Task goal:
Copy everything from the line with "Rebuild this chart" down to the line with "import plotly.graph_objects as go", inclusive of both, exactly as written; leave out all pictures.

## BEGIN Records for the task

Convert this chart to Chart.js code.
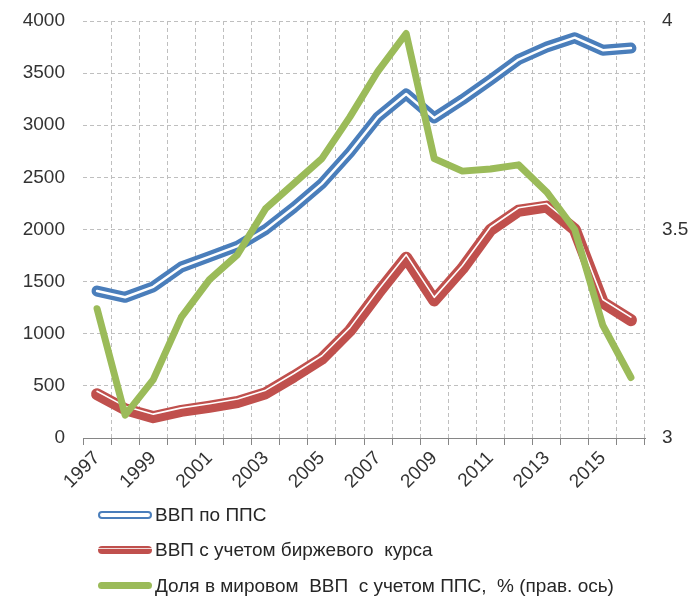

## END Records for the task
## BEGIN Records for the task

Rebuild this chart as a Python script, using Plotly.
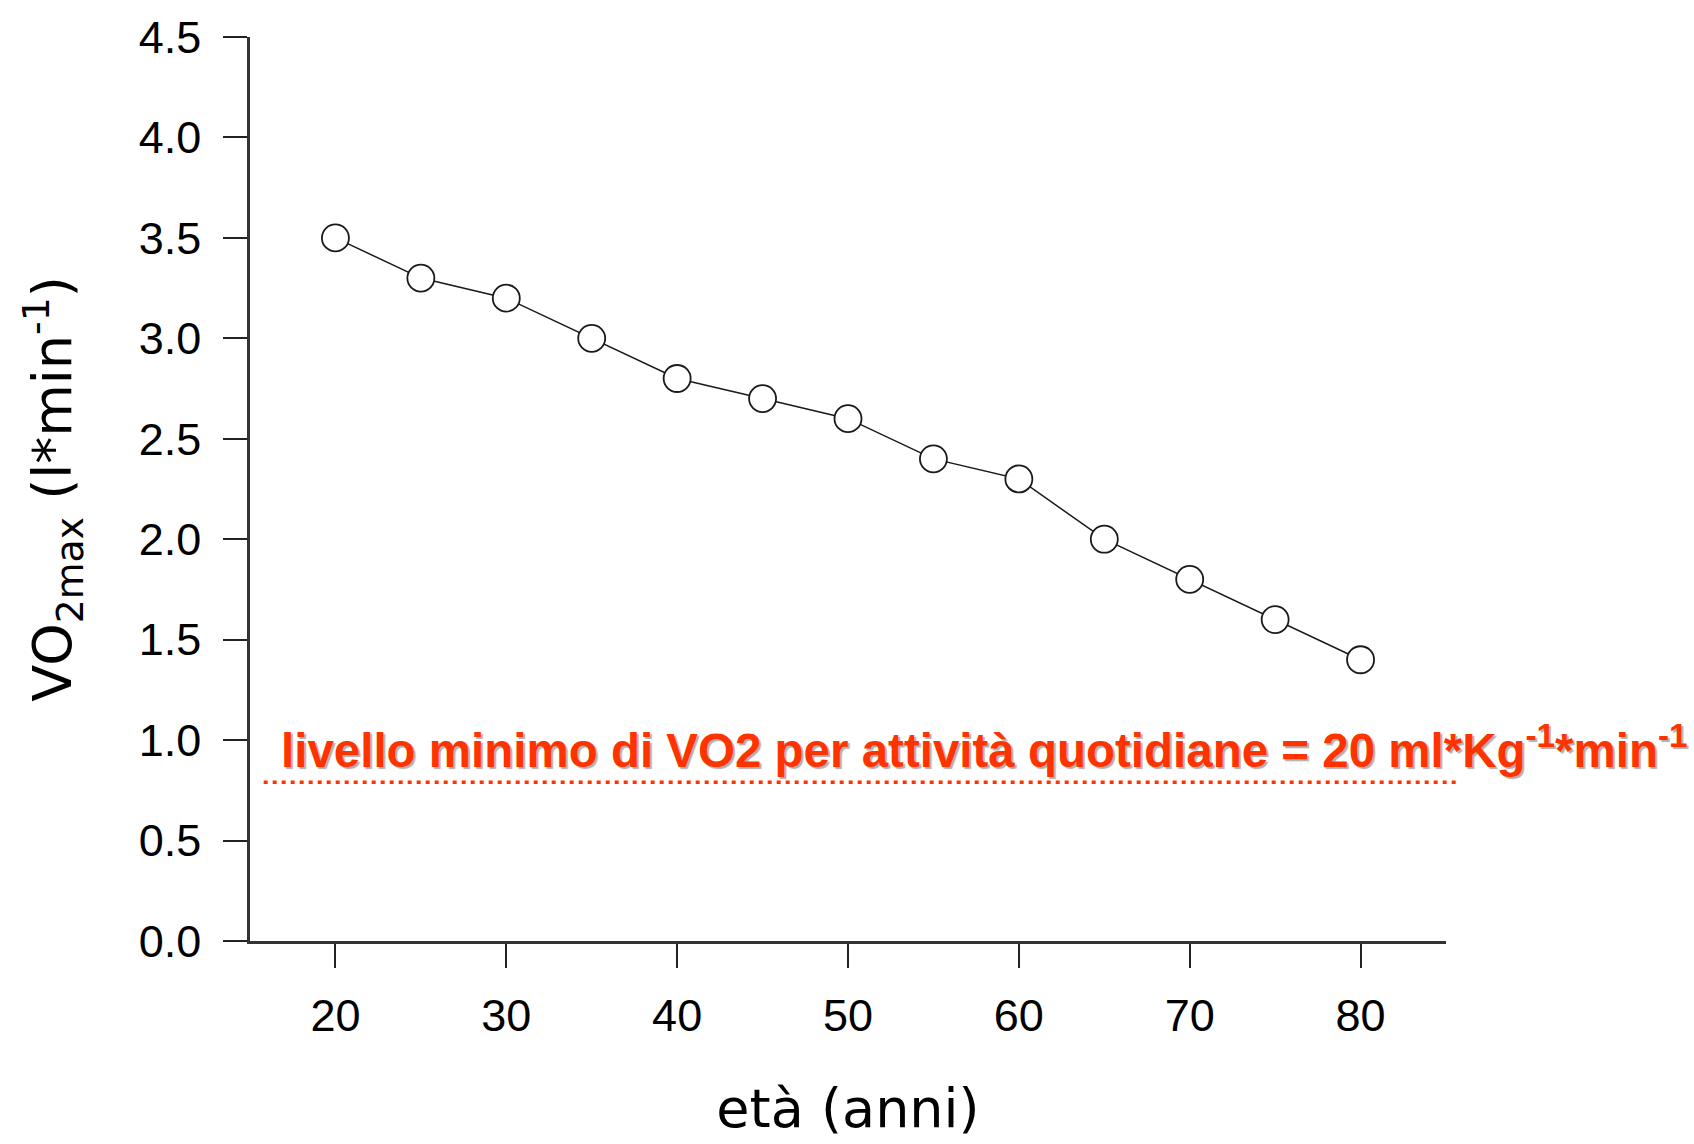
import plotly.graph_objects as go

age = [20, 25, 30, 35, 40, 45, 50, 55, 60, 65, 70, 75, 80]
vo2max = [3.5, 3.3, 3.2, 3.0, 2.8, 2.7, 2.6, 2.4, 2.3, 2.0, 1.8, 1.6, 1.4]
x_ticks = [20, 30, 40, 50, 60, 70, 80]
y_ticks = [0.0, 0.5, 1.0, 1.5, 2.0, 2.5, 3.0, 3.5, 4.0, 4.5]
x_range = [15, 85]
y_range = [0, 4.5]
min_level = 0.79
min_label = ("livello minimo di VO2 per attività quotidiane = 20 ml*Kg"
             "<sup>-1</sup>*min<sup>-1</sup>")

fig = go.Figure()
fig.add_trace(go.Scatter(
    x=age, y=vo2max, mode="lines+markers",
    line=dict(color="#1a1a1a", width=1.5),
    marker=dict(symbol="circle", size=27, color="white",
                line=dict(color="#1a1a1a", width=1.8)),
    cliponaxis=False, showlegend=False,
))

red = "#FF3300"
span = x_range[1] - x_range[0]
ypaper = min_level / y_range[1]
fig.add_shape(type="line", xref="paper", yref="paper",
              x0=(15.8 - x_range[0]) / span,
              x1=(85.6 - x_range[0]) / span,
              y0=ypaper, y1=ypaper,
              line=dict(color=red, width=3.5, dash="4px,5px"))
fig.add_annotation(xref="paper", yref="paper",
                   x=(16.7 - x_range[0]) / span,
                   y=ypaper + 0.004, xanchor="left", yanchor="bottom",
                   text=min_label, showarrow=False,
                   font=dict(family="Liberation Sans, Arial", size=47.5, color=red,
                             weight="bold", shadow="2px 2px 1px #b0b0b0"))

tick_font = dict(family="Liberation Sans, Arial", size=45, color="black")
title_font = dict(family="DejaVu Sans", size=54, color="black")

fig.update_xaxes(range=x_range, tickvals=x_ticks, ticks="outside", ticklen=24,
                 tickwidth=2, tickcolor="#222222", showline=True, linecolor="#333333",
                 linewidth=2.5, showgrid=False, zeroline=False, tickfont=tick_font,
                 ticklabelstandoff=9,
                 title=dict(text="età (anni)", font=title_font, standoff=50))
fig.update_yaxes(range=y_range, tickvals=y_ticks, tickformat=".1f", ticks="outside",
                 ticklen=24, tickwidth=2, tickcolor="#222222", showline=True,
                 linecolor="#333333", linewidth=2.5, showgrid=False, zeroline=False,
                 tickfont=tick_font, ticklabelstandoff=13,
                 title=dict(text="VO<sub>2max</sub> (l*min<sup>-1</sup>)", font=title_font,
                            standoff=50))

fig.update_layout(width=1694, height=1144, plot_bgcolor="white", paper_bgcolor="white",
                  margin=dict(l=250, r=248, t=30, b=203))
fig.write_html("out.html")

## END Records for the task

Answer to the task:
Rebuild this chart as a Python script, using Plotly.
import plotly.graph_objects as go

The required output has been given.